The tumor monorail project is a collaboration among Georgia Tech, Children’s Healthcare of Atlanta and Emory University.
“Support from the Marcus Foundation will enable us to accelerate the development of a novel tumor monorail device to treat brain tumors in patients,” said Georgia Tech biomedical engineer Ravi Bellamkonda, the lead investigator. “Research labs such as ours are set up to achieve scientific and engineering breakthroughs, but for these breakthroughs to reach patients, we need to follow good manufacturing practices, rigorous safety and quality testing, adhere to FDA guidelines for obtaining regulatory approvals, and design appropriate clinical trials. All of these processes are going to be greatly enhanced and accelerated with this critical and visionary Marcus Foundation support.”
The grant will enable device design and prototyping, development of a Food and Drug Administration-compliant manufacturing process, and FDA approval for a clinical investigational new drug study in Atlanta.
Atlanta-based Ian’s Friends Foundation supports pediatric brain tumor research, although the monorail project could be used for pediatric and adult tumors.

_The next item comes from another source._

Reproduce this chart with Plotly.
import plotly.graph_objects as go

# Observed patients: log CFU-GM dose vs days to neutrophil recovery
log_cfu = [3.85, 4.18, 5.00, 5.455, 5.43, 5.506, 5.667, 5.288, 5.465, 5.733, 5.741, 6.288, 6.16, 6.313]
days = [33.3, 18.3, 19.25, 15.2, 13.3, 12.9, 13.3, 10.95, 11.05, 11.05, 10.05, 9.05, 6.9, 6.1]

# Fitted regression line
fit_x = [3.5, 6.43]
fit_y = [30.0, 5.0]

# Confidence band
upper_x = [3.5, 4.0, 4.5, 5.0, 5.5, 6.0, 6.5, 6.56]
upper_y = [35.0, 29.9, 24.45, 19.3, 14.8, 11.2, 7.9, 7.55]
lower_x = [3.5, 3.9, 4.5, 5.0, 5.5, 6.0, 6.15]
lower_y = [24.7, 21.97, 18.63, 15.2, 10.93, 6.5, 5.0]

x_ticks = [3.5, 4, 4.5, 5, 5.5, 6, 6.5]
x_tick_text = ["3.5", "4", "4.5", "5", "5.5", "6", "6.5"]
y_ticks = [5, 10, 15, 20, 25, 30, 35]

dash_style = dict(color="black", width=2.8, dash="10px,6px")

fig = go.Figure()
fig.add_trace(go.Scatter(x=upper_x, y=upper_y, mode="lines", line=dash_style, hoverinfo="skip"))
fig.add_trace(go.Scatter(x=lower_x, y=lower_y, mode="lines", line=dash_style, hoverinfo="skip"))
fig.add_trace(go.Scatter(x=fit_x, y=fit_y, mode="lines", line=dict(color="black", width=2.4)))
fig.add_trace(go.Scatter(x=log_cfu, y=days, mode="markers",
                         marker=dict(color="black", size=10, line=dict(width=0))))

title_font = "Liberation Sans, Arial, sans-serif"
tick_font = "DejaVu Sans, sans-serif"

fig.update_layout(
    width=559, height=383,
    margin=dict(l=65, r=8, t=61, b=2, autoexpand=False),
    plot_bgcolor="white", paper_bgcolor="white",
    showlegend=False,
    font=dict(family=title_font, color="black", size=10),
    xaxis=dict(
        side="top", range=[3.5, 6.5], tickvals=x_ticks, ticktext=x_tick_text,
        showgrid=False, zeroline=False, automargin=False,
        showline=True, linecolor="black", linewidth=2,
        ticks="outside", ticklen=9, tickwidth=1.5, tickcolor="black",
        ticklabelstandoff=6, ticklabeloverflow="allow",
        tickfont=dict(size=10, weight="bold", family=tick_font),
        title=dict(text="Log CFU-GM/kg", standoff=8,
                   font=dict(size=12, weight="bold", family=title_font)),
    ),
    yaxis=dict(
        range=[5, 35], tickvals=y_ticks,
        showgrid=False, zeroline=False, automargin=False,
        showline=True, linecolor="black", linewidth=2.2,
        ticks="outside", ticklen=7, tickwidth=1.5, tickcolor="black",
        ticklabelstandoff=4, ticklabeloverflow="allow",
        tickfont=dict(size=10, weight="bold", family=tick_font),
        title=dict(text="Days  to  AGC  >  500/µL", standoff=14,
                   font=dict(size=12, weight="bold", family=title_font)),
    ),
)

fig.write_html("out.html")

The foundation is named for Jewish community member Ian Yagoda, who was diagnosed with inoperable brain cancer at age 2 in 2005.
The research team has demonstrated that the tumor monorail device can significantly reduce brain tumors in rodents by guiding tumors to grow into a specially designed “gel sink.” That study, published in Nature Materials in 2014, received worldwide media attention and interest.
The project exemplifies Georgia Tech and Atlanta’s strength in developing innovative technologies to improve child health — a burgeoning area of research known as pediatric bioengineering.